- SET PROBLEM: Skip every picture and transcribe the remaining material exactly.
◇ ◇ ◇ ◇ ◇ ◇ ◇
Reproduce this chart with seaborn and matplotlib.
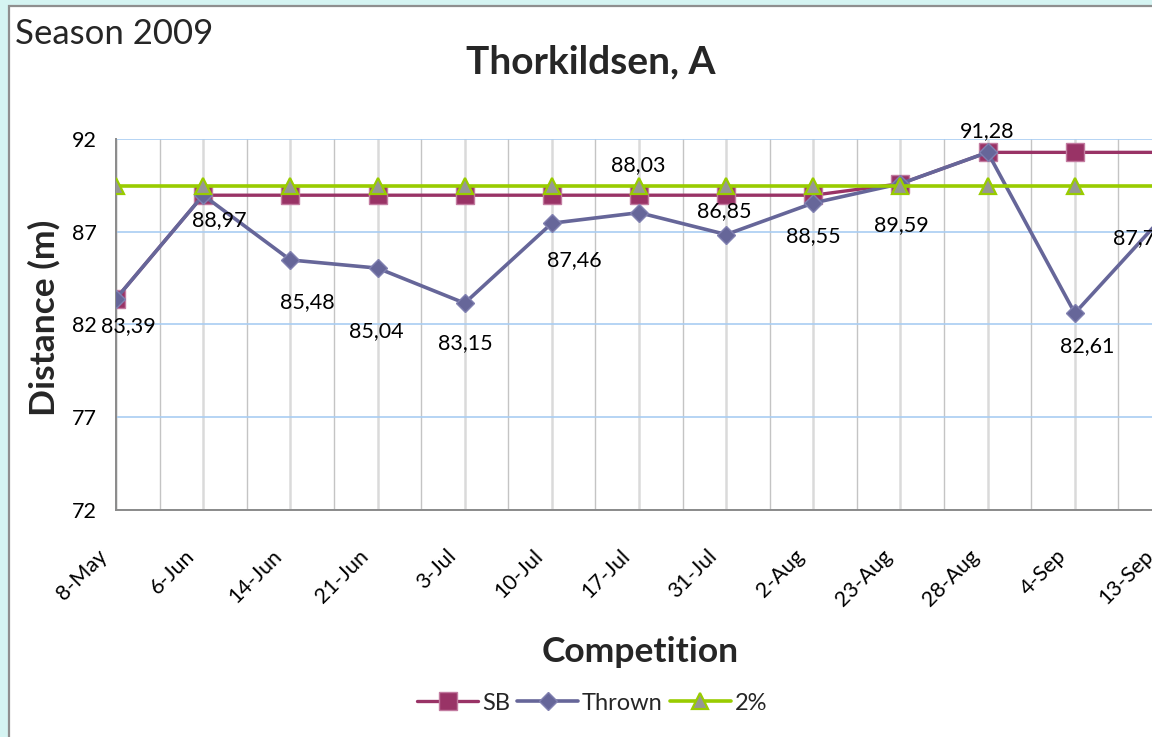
import numpy as np
import pandas as pd
import seaborn as sns
import matplotlib.pyplot as plt
import matplotlib.transforms as mtransforms
from matplotlib.patches import Rectangle
from matplotlib.ticker import MultipleLocator

# dados da temporada 2009
datas = ["8-May", "6-Jun", "14-Jun", "21-Jun", "3-Jul", "10-Jul", "17-Jul",
         "31-Jul", "2-Aug", "23-Aug", "28-Aug", "4-Sep", "13-Sep"]
thrown = [83.39, 88.97, 85.48, 85.04, 83.15, 87.46, 88.03,
          86.85, 88.55, 89.59, 91.28, 82.61, 87.75]
sb = [83.39, 88.97, 88.97, 88.97, 88.97, 88.97, 88.97,
      88.97, 88.97, 89.59, 91.28, 91.28, 91.28]
dois_pct = [89.45, 89.45, 89.45, 89.45, 89.45, 89.45, 89.45,
            89.45, 89.45, 89.45, 89.45, 89.45, 89.45]
y_ticks = [72, 77, 82, 87, 92]

# deslocamento (px) dos rótulos de dados em relação aos pontos
label_offsets = [(12, -27), (16, -25), (17, -42), (-1, -63), (1, -40), (22, -37), (-1, 48),
                 (-2, 23), (0, -33), (1, -41), (-1, 21), (12, -33), (-22, -20)]

df = pd.DataFrame({"pos": np.arange(len(datas)), "data": datas,
                   "SB": sb, "Thrown": thrown, "2%": dois_pct})

sns.set_style("white")
plt.rcParams["font.family"] = ["Lato", "DejaVu Sans"]

W, H = 1152, 737
fig = plt.figure(figsize=(W / 100, H / 100), dpi=100)
fig.patch.set_facecolor("#d5f4f2")
# painel branco do gráfico (cortado à direita e embaixo)
fig.add_artist(Rectangle((9 / W, -0.1), 1.2, 0.1 + (H - 6) / H, transform=fig.transFigure,
                         facecolor="white", edgecolor="#8f8f8f", lw=1.6, zorder=-5))

ax = fig.add_axes([116 / W, 1 - 510 / H, (1162 - 116) / W, (510 - 139) / H])
ax.set_facecolor("none")

sns.lineplot(data=df, x="pos", y="SB", ax=ax, color="#993366", lw=2.4,
             marker="s", markersize=12.5, markerfacecolor="#993366",
             markeredgecolor="#c27ba0", markeredgewidth=1, label="SB", zorder=3)
sns.lineplot(data=df, x="pos", y="Thrown", ax=ax, color="#666699", lw=2.6,
             marker="D", markersize=9.5, markerfacecolor="#666699",
             markeredgecolor="#8080b0", markeredgewidth=1, label="Thrown", zorder=4)
sns.lineplot(data=df, x="pos", y="2%", ax=ax, color="#99cc00", lw=2.6,
             marker="^", markersize=12, markerfacecolor="#969696",
             markeredgecolor="#99cc00", markeredgewidth=1.6, label="2%", zorder=5)

# rótulos de dados com vírgula decimal
for i, v in enumerate(thrown):
    ax.annotate(f"{v:.2f}".replace(".", ","), xy=(i, v), xytext=label_offsets[i],
                textcoords="offset pixels", ha="center", va="center",
                fontsize=15.5, color="black", zorder=6, annotation_clip=False)

# eixos
ax.set_xlim(0, len(datas) - 1)
ax.set_ylim(y_ticks[0], y_ticks[-1])
ax.set_yticks(y_ticks)
ax.set_xticks(df["pos"])
ax.set_xticklabels(datas, rotation=45, ha="right", va="center", rotation_mode="anchor")
ax.xaxis.set_minor_locator(MultipleLocator(0.5))
ax.tick_params(axis="both", length=0, labelsize=15.5, colors="black")
ax.tick_params(axis="x", pad=31)
ax.tick_params(axis="y", pad=14)
shift = mtransforms.ScaledTranslation(-12 / 100, 0, fig.dpi_scale_trans)
for lab in ax.get_xticklabels():
    lab.set_transform(lab.get_transform() + shift)

ax.grid(True, axis="y", which="major", color="#a9cdf2", lw=1.2)
ax.grid(True, axis="x", which="major", color="#dadada", lw=1.8)
ax.grid(True, axis="x", which="minor", color="#c4c4c4", lw=1.0)
ax.set_axisbelow(True)
for s in ["top", "right"]:
    ax.spines[s].set_visible(False)
for s in ["left", "bottom"]:
    ax.spines[s].set_color("#8a8a8a")
    ax.spines[s].set_linewidth(1.4)

ax.set_xlabel("")
ax.set_ylabel("")
fig.text(44 / W, 1 - 318 / H, "Distance (m)", rotation=90, ha="center", va="center",
         fontsize=25.5, fontweight="bold")
fig.text(640 / W, 1 - 652 / H, "Competition", ha="center", va="center",
         fontsize=25.5, fontweight="bold")
fig.text(591 / W, 1 - 62 / H, "Thorkildsen, A", ha="center", va="center",
         fontsize=28, fontweight="bold")
fig.text(15 / W, 1 - 34 / H, "Season 2009", ha="left", va="center", fontsize=25)

ax.legend(loc="center", bbox_to_anchor=(592 / W, 1 - 703 / H), bbox_transform=fig.transFigure,
          ncol=3, frameon=False, fontsize=17, handlelength=2.6, handletextpad=0.15,
          columnspacing=0.3)

fig.savefig("out.png", dpi=100)
plt.close(fig)
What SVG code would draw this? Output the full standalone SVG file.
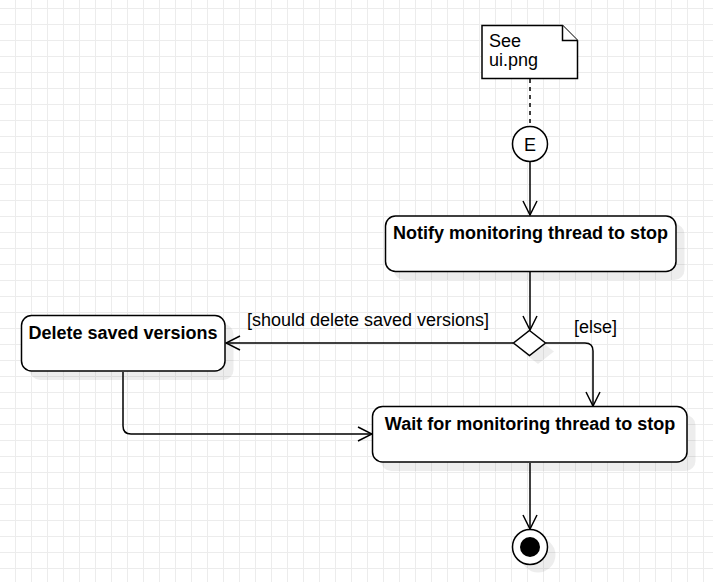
◇ ◇ ◇ ◇ ◇ ◇ ◇
- PROBLEM SOLUTION:
Reproduce this chart with seaborn and matplotlib.
import numpy as np
import pandas as pd
import seaborn as sns
import matplotlib.pyplot as plt
import matplotlib.transforms as mtransforms
from matplotlib.patches import Rectangle
from matplotlib.ticker import MultipleLocator

# dados da temporada 2009
datas = ["8-May", "6-Jun", "14-Jun", "21-Jun", "3-Jul", "10-Jul", "17-Jul",
         "31-Jul", "2-Aug", "23-Aug", "28-Aug", "4-Sep", "13-Sep"]
thrown = [83.39, 88.97, 85.48, 85.04, 83.15, 87.46, 88.03,
          86.85, 88.55, 89.59, 91.28, 82.61, 87.75]
sb = [83.39, 88.97, 88.97, 88.97, 88.97, 88.97, 88.97,
      88.97, 88.97, 89.59, 91.28, 91.28, 91.28]
dois_pct = [89.45, 89.45, 89.45, 89.45, 89.45, 89.45, 89.45,
            89.45, 89.45, 89.45, 89.45, 89.45, 89.45]
y_ticks = [72, 77, 82, 87, 92]

# deslocamento (px) dos rótulos de dados em relação aos pontos
label_offsets = [(12, -27), (16, -25), (17, -42), (-1, -63), (1, -40), (22, -37), (-1, 48),
                 (-2, 23), (0, -33), (1, -41), (-1, 21), (12, -33), (-22, -20)]

df = pd.DataFrame({"pos": np.arange(len(datas)), "data": datas,
                   "SB": sb, "Thrown": thrown, "2%": dois_pct})

sns.set_style("white")
plt.rcParams["font.family"] = ["Lato", "DejaVu Sans"]

W, H = 1152, 737
fig = plt.figure(figsize=(W / 100, H / 100), dpi=100)
fig.patch.set_facecolor("#d5f4f2")
# painel branco do gráfico (cortado à direita e embaixo)
fig.add_artist(Rectangle((9 / W, -0.1), 1.2, 0.1 + (H - 6) / H, transform=fig.transFigure,
                         facecolor="white", edgecolor="#8f8f8f", lw=1.6, zorder=-5))

ax = fig.add_axes([116 / W, 1 - 510 / H, (1162 - 116) / W, (510 - 139) / H])
ax.set_facecolor("none")

sns.lineplot(data=df, x="pos", y="SB", ax=ax, color="#993366", lw=2.4,
             marker="s", markersize=12.5, markerfacecolor="#993366",
             markeredgecolor="#c27ba0", markeredgewidth=1, label="SB", zorder=3)
sns.lineplot(data=df, x="pos", y="Thrown", ax=ax, color="#666699", lw=2.6,
             marker="D", markersize=9.5, markerfacecolor="#666699",
             markeredgecolor="#8080b0", markeredgewidth=1, label="Thrown", zorder=4)
sns.lineplot(data=df, x="pos", y="2%", ax=ax, color="#99cc00", lw=2.6,
             marker="^", markersize=12, markerfacecolor="#969696",
             markeredgecolor="#99cc00", markeredgewidth=1.6, label="2%", zorder=5)

# rótulos de dados com vírgula decimal
for i, v in enumerate(thrown):
    ax.annotate(f"{v:.2f}".replace(".", ","), xy=(i, v), xytext=label_offsets[i],
                textcoords="offset pixels", ha="center", va="center",
                fontsize=15.5, color="black", zorder=6, annotation_clip=False)

# eixos
ax.set_xlim(0, len(datas) - 1)
ax.set_ylim(y_ticks[0], y_ticks[-1])
ax.set_yticks(y_ticks)
ax.set_xticks(df["pos"])
ax.set_xticklabels(datas, rotation=45, ha="right", va="center", rotation_mode="anchor")
ax.xaxis.set_minor_locator(MultipleLocator(0.5))
ax.tick_params(axis="both", length=0, labelsize=15.5, colors="black")
ax.tick_params(axis="x", pad=31)
ax.tick_params(axis="y", pad=14)
shift = mtransforms.ScaledTranslation(-12 / 100, 0, fig.dpi_scale_trans)
for lab in ax.get_xticklabels():
    lab.set_transform(lab.get_transform() + shift)

ax.grid(True, axis="y", which="major", color="#a9cdf2", lw=1.2)
ax.grid(True, axis="x", which="major", color="#dadada", lw=1.8)
ax.grid(True, axis="x", which="minor", color="#c4c4c4", lw=1.0)
ax.set_axisbelow(True)
for s in ["top", "right"]:
    ax.spines[s].set_visible(False)
for s in ["left", "bottom"]:
    ax.spines[s].set_color("#8a8a8a")
    ax.spines[s].set_linewidth(1.4)

ax.set_xlabel("")
ax.set_ylabel("")
fig.text(44 / W, 1 - 318 / H, "Distance (m)", rotation=90, ha="center", va="center",
         fontsize=25.5, fontweight="bold")
fig.text(640 / W, 1 - 652 / H, "Competition", ha="center", va="center",
         fontsize=25.5, fontweight="bold")
fig.text(591 / W, 1 - 62 / H, "Thorkildsen, A", ha="center", va="center",
         fontsize=28, fontweight="bold")
fig.text(15 / W, 1 - 34 / H, "Season 2009", ha="left", va="center", fontsize=25)

ax.legend(loc="center", bbox_to_anchor=(592 / W, 1 - 703 / H), bbox_transform=fig.transFigure,
          ncol=3, frameon=False, fontsize=17, handlelength=2.6, handletextpad=0.15,
          columnspacing=0.3)

fig.savefig("out.png", dpi=100)
plt.close(fig)
What SVG code would draw this? Output the full standalone SVG file.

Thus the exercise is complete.